# Wolverine VariGrind



## jd99 (Jun 17, 2009)

I think they messed up my order to my benifit, I have the VariGrind, and the 
VariGrind2.

It seems to me that they both do the same thing, just the VariGrind2 is an improved model.

Does any one know if the are the same, or are they for two different types of grind?

In any case I only paid for the varigrind and received both.

Thanks
Danny


----------



## curiousgeorge (Nov 6, 2006)

Looks like you made out like a bandit. The 2 is just the latest model of the same tool.


----------



## Bob N (Oct 12, 2004)

I have read a few ramblings that each has it's own pros. I have both at this time, but have not used the #2 yet. I am hanging on to both until I see if there truly is a difference as I have seen discussed.


----------



## jd99 (Jun 17, 2009)

Bob N said:


> I have read a few ramblings that each has it's own pros. I have both at this time, but have not used the #2 yet. I am hanging on to both until I see if there truly is a difference as I have seen discussed.
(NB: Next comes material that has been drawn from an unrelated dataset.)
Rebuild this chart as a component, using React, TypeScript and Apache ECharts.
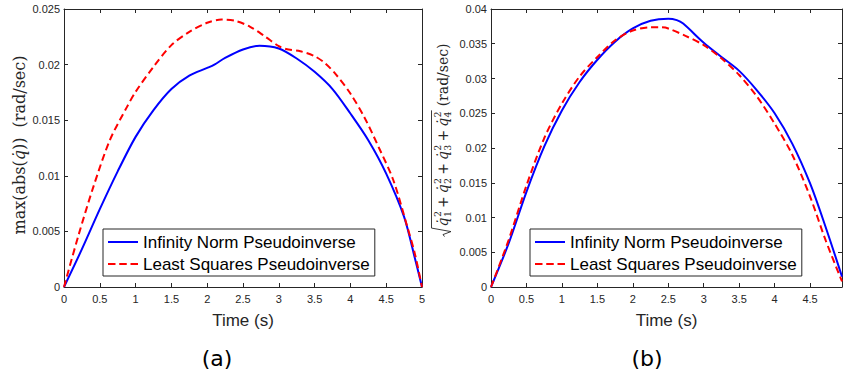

 I think I'll do the same the #2 I got yesterday in the package with my dressing attachment (which is the last peice of what I ordered), is different then the video shows it has a peice sticking out one side that has 6 or 7 notches, and the paper in the box says it's a new addition to give you another way set the angle of the grind. VariGrind2-A I guess. Dont know.  I't doesn't even show the model I have on the oneway site. I'll take a picture and post it once I get home.

Edit:
I attached the pictures of the varigrind2 that I received, the instructions say you can use the serations on the side of the pivot holder or the graduations on the back of the tool holder to set it.


----------



## BernieW (Sep 12, 2006)

Danny they do the same grind but the vari-grind 2 just keeps it from slipping off the grinding stone. I don't care for it because I don't feel it is as versitile as the original. Just my $1.298.


----------